Among the myriad of reasons Tesco’s Fresh & Easy has failed in the U.S., one not commonly recognized is the key role of the deli department in the fiasco, or put more precisely, the lack of a service deli department. Unless Tesco can pull a rabbit out of its hat and gain a sale nobody expects, total losses for the Fresh & Easy venture will approach $2 billion U.S.
This is astounding; Tesco is a well-regarded retailer and Fresh & Easy was such a priority concept. Yet it speaks volumes to the American consumer’s attitude toward fresh and the crucial role of the deli/retail foodservice arena in food retailing, now and in the future.
The great error Tesco made in rolling out Fresh & Easy — the error that sealed its fate — was the decision to invest heavily in infrastructure, both the large distribution center in El Segundo, CA, and the large staff of expatriate executives brought in to head the management team. The reason this was the crucial decision was it deprived the Fresh & Easy management of one of a retailer’s most valuable assets — time. The minute the infrastructure was in place, the venture began hemorrhaging money, so the urgency became opening enough stores so there would be enough business to plausibly offset the overhead.
This, predictably, led to the acceptance of lots of poor locations and to the roll-out of a concept that was not making money. Add in a good dose of arrogance and a group mentality that thought itself destined to succeed, and you have a clear recipe for failure.
Though this is all true, to some extent, it still begs the question: Why was the store concept not profitable?
As always, there are a lot of reasons. The small format itself was a key problem; small formats work well in specific circumstances such as urban or university venues where consumers don’t drive to the store. They also work with specific formats such as Aldi or Trader Joe’s, where the concept is built around specialty assortments — say a deep discount or epicurean model. These stores, however, were built in the car-centric southwestern U.S., not Manhattan, and Tesco always viewed them as broad concepts designed to serve the full range of consumers.

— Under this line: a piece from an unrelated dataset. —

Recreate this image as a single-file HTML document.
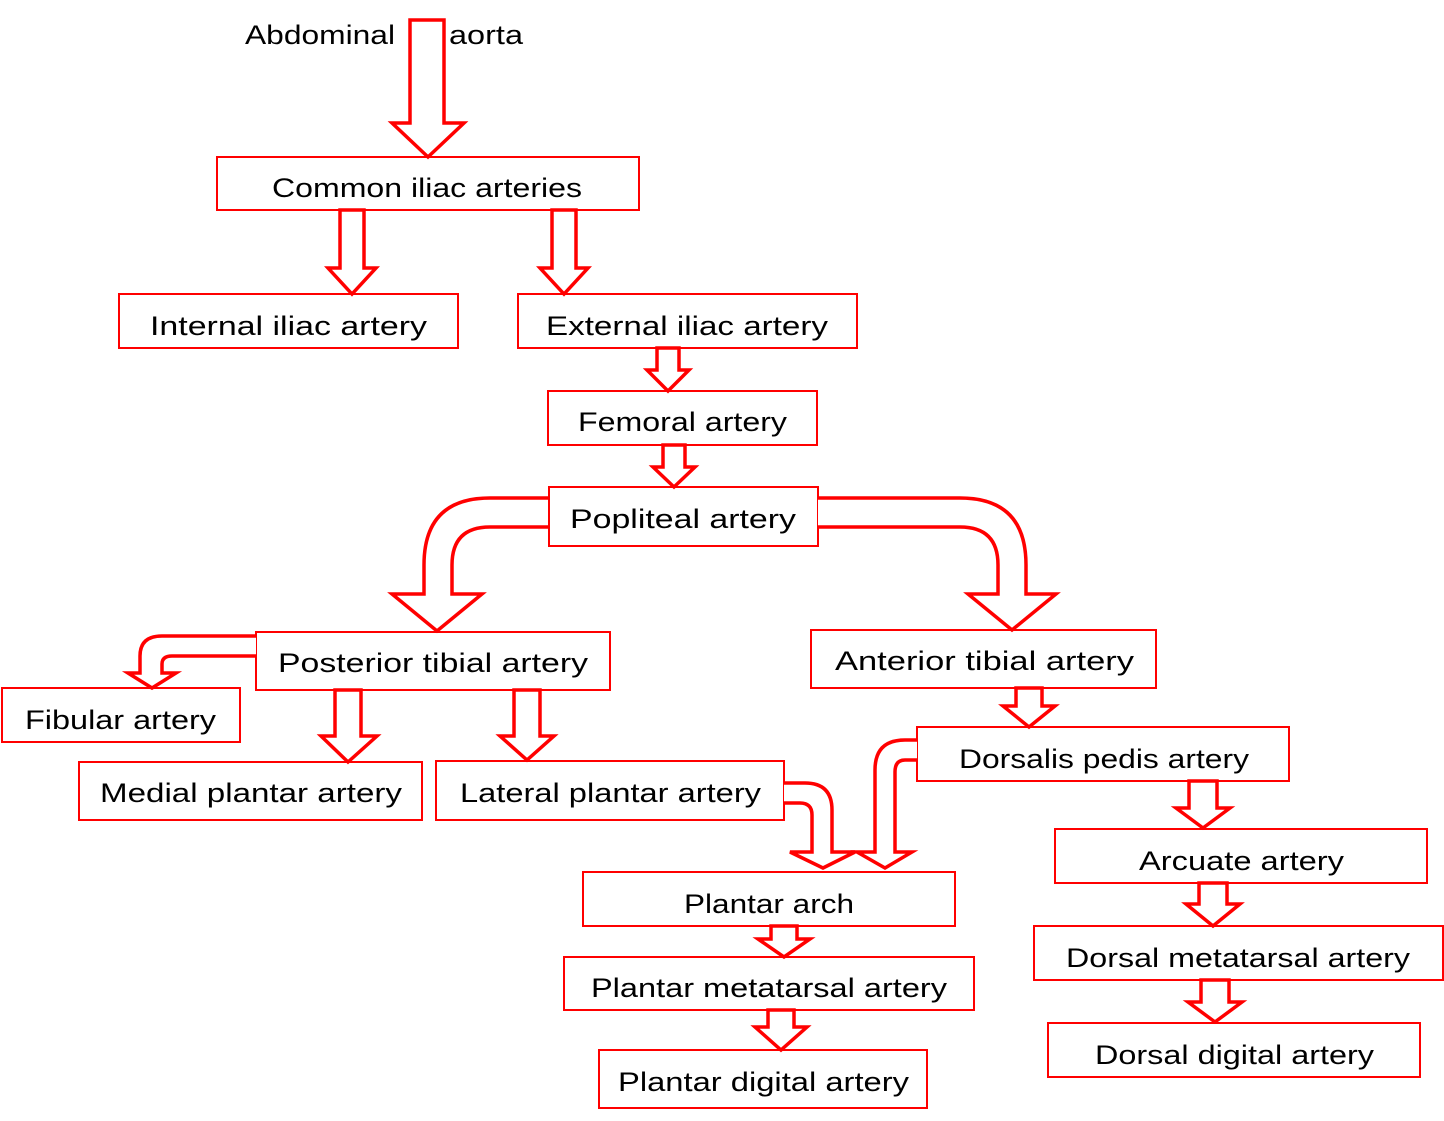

Tesco’s adventure just adds to our experience that this doesn’t work. In the suburban USA, a small store can’t carry the range expected by consumers with copious trunks who drive to the store to stock up. This means consumers have to go to mainstream supermarkets for most of what they need, transforming the visit to Fresh & Easy into a not very “easy” annoyance or converting it to a lower volume “fill-in” convenience store.
The fact the stores opened so heavy to a private label was a big problem as well. Private label succeeds when consumers trust the retailer. Fresh & Easy was an unknown name with a parent company unknown to most Americans. It just didn’t have the reputational equity among consumers to succeed.
Tesco’s decision to launch Fresh & Easy with the uniform assortment in all stores was always odd. Tesco doesn’t operate that way in the U.K.; it seems a triumph of the logistics team over the merchandising team to say stores in upscale Scottsdale, AZ, should carry the same assortment as stores in Compton, CA. In the U.S., offering a standardized assortment against a diverse population base is a guaranteed loser — and lose Tesco did.
Yet the place Tesco hung its hat in America was to make the consumer a promise of freshness. A reasonable explanation of Tesco’s failure to generate a profitable store concept is to note that, in the American perception, Tesco failed to deliver on that promise.
Yes, the produce was wrapped excessively, detracting from the farmstead atmosphere Americans enjoy and, yes, the stores had no butchers to do custom cuts and no effort was made until the very end to make consumers think anything was being baked fresh in-store. But the big differentiator was the lack of a service deli.
What does a fresh rotisserie chicken mean to an American? It means a hot bird rotating before one’s eyes, heavenly aroma drifting through the store — the rotisserie experience one gets at almost all American supermarkets, not the cold chicken in a plastic bubble cooked in a distant commissary that Fresh & Easy offered. What is a fresh sandwich? One made to order, where the consumer can ask for extra tomato or Provolone instead of Swiss, or deli mustard instead of yellow, for a roll rather than bread or rye rather than wheat. Not a pre-packaged, take-it-or-leave-it sandwich that, to American eyes, looks as if it could be sitting in a vending machine.
Tesco made a point of emphasizing its extensive research of the American consumer before launching Fresh & Easy, and few doubt it was onto something in recognizing the primacy consumers place on fresh. In the end, though, Tesco was unwilling to develop a concept that had the labor quotient required to do things fresh, and so its insight had no value, the stores failed to deliver, and the fate of the chain was sealed.